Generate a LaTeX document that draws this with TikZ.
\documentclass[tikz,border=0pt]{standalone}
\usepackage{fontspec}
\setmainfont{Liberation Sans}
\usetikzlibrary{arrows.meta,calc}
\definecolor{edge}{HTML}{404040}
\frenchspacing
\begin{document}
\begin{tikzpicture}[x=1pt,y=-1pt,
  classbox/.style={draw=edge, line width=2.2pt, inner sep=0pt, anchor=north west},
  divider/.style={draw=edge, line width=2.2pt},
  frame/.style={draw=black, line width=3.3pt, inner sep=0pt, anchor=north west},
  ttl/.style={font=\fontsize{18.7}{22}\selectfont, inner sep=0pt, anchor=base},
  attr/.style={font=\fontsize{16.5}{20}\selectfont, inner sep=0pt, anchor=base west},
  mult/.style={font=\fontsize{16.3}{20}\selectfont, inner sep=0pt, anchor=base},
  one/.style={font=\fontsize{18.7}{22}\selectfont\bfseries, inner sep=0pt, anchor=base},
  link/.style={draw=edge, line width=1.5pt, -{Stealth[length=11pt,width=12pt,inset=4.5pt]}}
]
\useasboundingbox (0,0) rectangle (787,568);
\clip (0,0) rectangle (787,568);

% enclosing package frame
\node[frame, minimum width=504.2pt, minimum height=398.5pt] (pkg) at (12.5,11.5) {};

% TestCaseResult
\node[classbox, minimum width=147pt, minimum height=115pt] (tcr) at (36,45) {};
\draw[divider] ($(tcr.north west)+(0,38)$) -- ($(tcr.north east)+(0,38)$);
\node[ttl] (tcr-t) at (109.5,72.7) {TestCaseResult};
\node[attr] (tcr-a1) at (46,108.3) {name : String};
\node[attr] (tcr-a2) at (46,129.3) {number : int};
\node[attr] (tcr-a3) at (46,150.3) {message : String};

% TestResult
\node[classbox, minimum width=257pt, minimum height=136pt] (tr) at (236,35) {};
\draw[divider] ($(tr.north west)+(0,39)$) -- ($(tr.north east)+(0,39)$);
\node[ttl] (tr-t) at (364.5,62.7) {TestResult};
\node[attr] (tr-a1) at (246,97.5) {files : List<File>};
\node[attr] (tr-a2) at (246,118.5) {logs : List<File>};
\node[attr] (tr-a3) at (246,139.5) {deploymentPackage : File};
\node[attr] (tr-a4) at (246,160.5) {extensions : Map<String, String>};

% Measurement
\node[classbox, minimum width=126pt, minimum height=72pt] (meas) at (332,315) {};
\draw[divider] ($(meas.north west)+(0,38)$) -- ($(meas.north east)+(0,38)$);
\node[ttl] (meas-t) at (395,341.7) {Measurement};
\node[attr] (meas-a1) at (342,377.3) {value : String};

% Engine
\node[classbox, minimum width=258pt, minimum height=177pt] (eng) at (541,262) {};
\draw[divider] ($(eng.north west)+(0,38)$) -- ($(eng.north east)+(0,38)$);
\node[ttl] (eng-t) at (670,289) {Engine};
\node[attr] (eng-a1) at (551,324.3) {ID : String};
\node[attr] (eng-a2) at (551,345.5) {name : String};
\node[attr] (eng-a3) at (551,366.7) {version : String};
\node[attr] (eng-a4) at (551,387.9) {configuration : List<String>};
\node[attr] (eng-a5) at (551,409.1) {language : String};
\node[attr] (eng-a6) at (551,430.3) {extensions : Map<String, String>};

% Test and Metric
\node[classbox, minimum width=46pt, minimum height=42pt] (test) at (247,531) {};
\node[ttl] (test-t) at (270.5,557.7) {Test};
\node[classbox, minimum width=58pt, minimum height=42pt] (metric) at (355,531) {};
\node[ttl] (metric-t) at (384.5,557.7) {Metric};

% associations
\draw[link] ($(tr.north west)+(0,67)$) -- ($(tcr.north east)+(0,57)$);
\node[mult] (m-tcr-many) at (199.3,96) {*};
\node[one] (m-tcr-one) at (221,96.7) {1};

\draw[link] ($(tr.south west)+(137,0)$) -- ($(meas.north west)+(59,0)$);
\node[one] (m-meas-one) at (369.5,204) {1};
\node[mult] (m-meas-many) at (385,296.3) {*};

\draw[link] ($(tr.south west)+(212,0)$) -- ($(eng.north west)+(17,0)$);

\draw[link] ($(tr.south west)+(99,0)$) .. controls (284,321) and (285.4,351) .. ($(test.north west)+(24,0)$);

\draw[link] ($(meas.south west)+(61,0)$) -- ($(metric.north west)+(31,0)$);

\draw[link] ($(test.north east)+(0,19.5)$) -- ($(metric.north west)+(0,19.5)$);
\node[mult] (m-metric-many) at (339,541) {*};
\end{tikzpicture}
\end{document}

= = = = =

Copy out the material above in its entirety. Every detail must match.

Generate a LaTeX document that draws this with TikZ.
\documentclass[tikz,border=0pt]{standalone}
\usepackage{fontspec}
\setmainfont{Liberation Sans}
\usetikzlibrary{arrows.meta,calc}
\definecolor{edge}{HTML}{404040}
\frenchspacing
\begin{document}
\begin{tikzpicture}[x=1pt,y=-1pt,
  classbox/.style={draw=edge, line width=2.2pt, inner sep=0pt, anchor=north west},
  divider/.style={draw=edge, line width=2.2pt},
  frame/.style={draw=black, line width=3.3pt, inner sep=0pt, anchor=north west},
  ttl/.style={font=\fontsize{18.7}{22}\selectfont, inner sep=0pt, anchor=base},
  attr/.style={font=\fontsize{16.5}{20}\selectfont, inner sep=0pt, anchor=base west},
  mult/.style={font=\fontsize{16.3}{20}\selectfont, inner sep=0pt, anchor=base},
  one/.style={font=\fontsize{18.7}{22}\selectfont\bfseries, inner sep=0pt, anchor=base},
  link/.style={draw=edge, line width=1.5pt, -{Stealth[length=11pt,width=12pt,inset=4.5pt]}}
]
\useasboundingbox (0,0) rectangle (787,568);
\clip (0,0) rectangle (787,568);

% enclosing package frame
\node[frame, minimum width=504.2pt, minimum height=398.5pt] (pkg) at (12.5,11.5) {};

% TestCaseResult
\node[classbox, minimum width=147pt, minimum height=115pt] (tcr) at (36,45) {};
\draw[divider] ($(tcr.north west)+(0,38)$) -- ($(tcr.north east)+(0,38)$);
\node[ttl] (tcr-t) at (109.5,72.7) {TestCaseResult};
\node[attr] (tcr-a1) at (46,108.3) {name : String};
\node[attr] (tcr-a2) at (46,129.3) {number : int};
\node[attr] (tcr-a3) at (46,150.3) {message : String};

% TestResult
\node[classbox, minimum width=257pt, minimum height=136pt] (tr) at (236,35) {};
\draw[divider] ($(tr.north west)+(0,39)$) -- ($(tr.north east)+(0,39)$);
\node[ttl] (tr-t) at (364.5,62.7) {TestResult};
\node[attr] (tr-a1) at (246,97.5) {files : List<File>};
\node[attr] (tr-a2) at (246,118.5) {logs : List<File>};
\node[attr] (tr-a3) at (246,139.5) {deploymentPackage : File};
\node[attr] (tr-a4) at (246,160.5) {extensions : Map<String, String>};

% Measurement
\node[classbox, minimum width=126pt, minimum height=72pt] (meas) at (332,315) {};
\draw[divider] ($(meas.north west)+(0,38)$) -- ($(meas.north east)+(0,38)$);
\node[ttl] (meas-t) at (395,341.7) {Measurement};
\node[attr] (meas-a1) at (342,377.3) {value : String};

% Engine
\node[classbox, minimum width=258pt, minimum height=177pt] (eng) at (541,262) {};
\draw[divider] ($(eng.north west)+(0,38)$) -- ($(eng.north east)+(0,38)$);
\node[ttl] (eng-t) at (670,289) {Engine};
\node[attr] (eng-a1) at (551,324.3) {ID : String};
\node[attr] (eng-a2) at (551,345.5) {name : String};
\node[attr] (eng-a3) at (551,366.7) {version : String};
\node[attr] (eng-a4) at (551,387.9) {configuration : List<String>};
\node[attr] (eng-a5) at (551,409.1) {language : String};
\node[attr] (eng-a6) at (551,430.3) {extensions : Map<String, String>};

% Test and Metric
\node[classbox, minimum width=46pt, minimum height=42pt] (test) at (247,531) {};
\node[ttl] (test-t) at (270.5,557.7) {Test};
\node[classbox, minimum width=58pt, minimum height=42pt] (metric) at (355,531) {};
\node[ttl] (metric-t) at (384.5,557.7) {Metric};

% associations
\draw[link] ($(tr.north west)+(0,67)$) -- ($(tcr.north east)+(0,57)$);
\node[mult] (m-tcr-many) at (199.3,96) {*};
\node[one] (m-tcr-one) at (221,96.7) {1};

\draw[link] ($(tr.south west)+(137,0)$) -- ($(meas.north west)+(59,0)$);
\node[one] (m-meas-one) at (369.5,204) {1};
\node[mult] (m-meas-many) at (385,296.3) {*};

\draw[link] ($(tr.south west)+(212,0)$) -- ($(eng.north west)+(17,0)$);

\draw[link] ($(tr.south west)+(99,0)$) .. controls (284,321) and (285.4,351) .. ($(test.north west)+(24,0)$);

\draw[link] ($(meas.south west)+(61,0)$) -- ($(metric.north west)+(31,0)$);

\draw[link] ($(test.north east)+(0,19.5)$) -- ($(metric.north west)+(0,19.5)$);
\node[mult] (m-metric-many) at (339,541) {*};
\end{tikzpicture}
\end{document}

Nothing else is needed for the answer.